Thomas Mulvihill King, SJ

The founder and long-time president of University Faculty for Life, Fr. Thomas King, passed away last week at the age of 80.
He had degrees in Economics, Physics Education and Sacred Theology, wrote a stack of books (mostly about Teilhard de Chardin --he said Chardin's interest in science and his passion fascinated him) and taught Theology at Georgetown for years, but was probably best known to most students (and Catholics in the city with pleasures to pursue on Sunday) as the celebrant of "last chance Mass," 11:15 pm in Dahlgren chapel.
He was also a minor celebrity in our burg. After a series of odd happenings on the set of The Exorcist, he was called in to bless the crew and set. Every so often there'd be an Exorcist revival and he'd turn up in an interview.
He's an interesting fellow, as this interview with him reveals. He kind of shatters my categories --a Teilhard fan who turns some people off for being too hard-line on moral issues? I liked this:

“Sometimes people asked me why I was going to college,” King recalled. “My answer was ‘momentum.’ I was going so fast through grade school and high school, college was just the next step.”

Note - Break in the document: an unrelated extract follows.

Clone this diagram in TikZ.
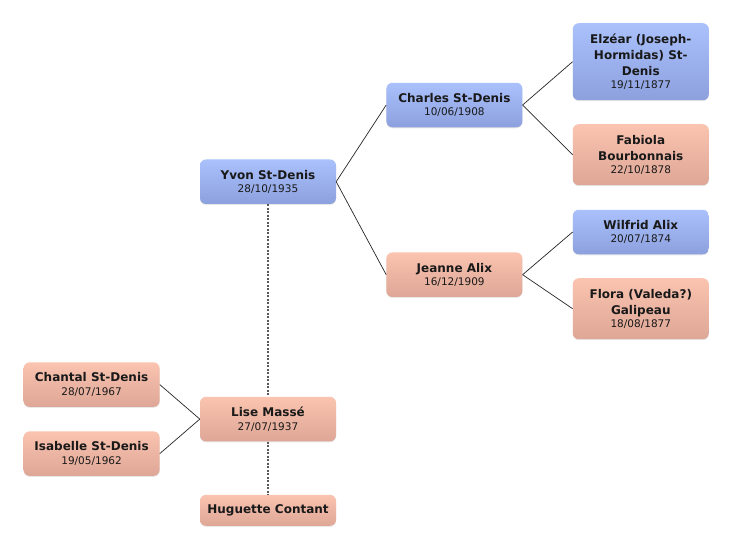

King said that his decision to go to college in Pittsburgh lacked any free choice.

“Momentum is kind of a non-freedom,” King said. That’s why his decision to join the Jesuits is so important to him.

Sophomore year in college, King began to feel the sense that Christ was present in his life. One day, King felt that Jesus invited him to become a priest.

“I said yes, and it seemed so fundamental,” King said, “like it was rising up from my toenails.”

Part of King’s philosophy on life and religion involves freedom. He said he doesn’t believe that people are just part of a complex, moving machine.

“I didn’t have a vocation,” King said about becoming a priest. “I had an invitation. I wanted to come. It was my free choice.”

Eternal rest grant unto him, O Lord.